A House Ways and Means subcommittee advanced a bill that, according to a fiscal analysis, would increase funds for court technology by $8.4 million and the Division of Criminal Investigation crime lab by $2.1 million.

Senate File 2394, which was approved 45-4 in the Senate, will next go to the full House Ways and Means Committee.

Calling the 250-day backlog at the crime lab unacceptable, Rep. Ken Rizer, R-Marion, said Senate File 2394 would be a “long-term, sustainable way to fix this.”

With the additional funding, Department of Public Safety lobbyist Amber Markham said the “unreasonable” backlog should be reduced to 90 days by the end of the third year of funding.

The funds will be used for hiring and training four to six criminalists the first year. The funds will allow DPS to move funds internally from equipment purchases to hiring additional staff, she said.

Crime lab administrator Bruce Reeve said the lab has seen a 30 percent increase in evidence being submitted for testing over the past four years.
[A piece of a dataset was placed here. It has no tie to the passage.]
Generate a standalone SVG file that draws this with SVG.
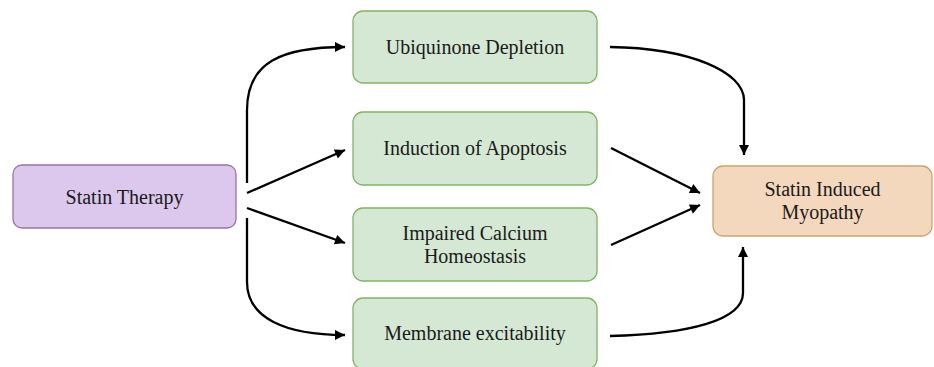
<svg xmlns="http://www.w3.org/2000/svg" width="934" height="367" viewBox="0 0 934 367">
<style>
.box{stroke-width:1.3}
.g{fill:#d5e8d4;stroke:#82b366}
.p{fill:#dcc8ec;stroke:#9673a6}
.o{fill:#f4d8bd;stroke:#c9a56e}
.t{font-family:"Liberation Serif","Times New Roman",serif;font-size:20px;fill:#1a1a1a;text-anchor:middle}
.c{fill:none;stroke:#000;stroke-width:2.3;marker-end:url(#ah)}
</style>
<defs>
<marker id="ah" viewBox="0 0 10 10" refX="10" refY="5" markerWidth="12" markerHeight="10" markerUnits="userSpaceOnUse" orient="auto">
<path d="M0,0 L10,5 L0,10 z" fill="#000"/>
</marker>
</defs>
<rect width="934" height="367" fill="#fff"/>
<g id="connectors">
<path class="c" d="M247,183 L247,110 C247,62 282,47 345,47"/>
<path class="c" d="M247,193 L345,150"/>
<path class="c" d="M247,208 L345,243"/>
<path class="c" d="M247,218 L247,282 C247,318 285,335 345,335"/>
<path class="c" d="M610,47 C690,48 744,72 744,100 L744,155"/>
<path class="c" d="M611,148 L700,193"/>
<path class="c" d="M611,245 L700,205"/>
<path class="c" d="M610,336 C690,334 743,320 743,293 L743,247"/>
</g>
<g id="statin-therapy">
<rect class="box p" x="13" y="165" width="223" height="63" rx="9"/>
<text class="t" x="124.5" y="203.5">Statin Therapy</text>
</g>
<g id="ubiquinone-depletion">
<rect class="box g" x="353" y="11" width="244" height="72" rx="10"/>
<text class="t" x="475" y="54">Ubiquinone Depletion</text>
</g>
<g id="induction-of-apoptosis">
<rect class="box g" x="353" y="112" width="244" height="73" rx="10"/>
<text class="t" x="475" y="155">Induction of Apoptosis</text>
</g>
<g id="impaired-calcium-homeostasis">
<rect class="box g" x="353" y="208" width="244" height="73" rx="10"/>
<text class="t" x="475" y="240">Impaired Calcium</text>
<text class="t" x="475" y="262.5">Homeostasis</text>
</g>
<g id="membrane-excitability">
<rect class="box g" x="353" y="298" width="244" height="71" rx="10"/>
<text class="t" x="475" y="340">Membrane excitability</text>
</g>
<g id="statin-induced-myopathy">
<rect class="box o" x="713" y="166" width="219" height="70" rx="10"/>
<text class="t" x="822.5" y="196">Statin Induced</text>
<text class="t" x="822.5" y="218.5">Myopathy</text>
</g>
</svg>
That’s overwhelmed the lab’s supply budget, he said.

Lobbyists for the Iowa State Sheriffs’ & Deputies’ Association called reducing the backlog a top priority.

The backlog leaves sexual assault victims in limbo and allows men who commit those assaults, who Rizer said often are serial offenders, to remain at-large.

“We’ve got to get quick justice so we have resolution for victims and get these perps behind bars,” he said.

The bill also will increase technology funds for the court system from $1 million to $9.4 million.

“We need to get the courts’ cyber infrastructure into the 21st century,” Rizer said.

The Judicial Branch has asked for additional funds in recent years, but a weeklong crash in October 2017 of the electronic filing system used by courts in all 99 counties drove home the need to upgrade technology and have a backup server, lawmakers said.

The changes in the bill also would put an additional $370,000 money in the victims’ compensation fund, according to an analysis by the Legislative Services Agency.

“It sounds like a lot of really good ideas,” said Rep. Mary Wolfe, D-Clinton, who did not sign the bill in subcommittee because she hadn’t had enough time to study it.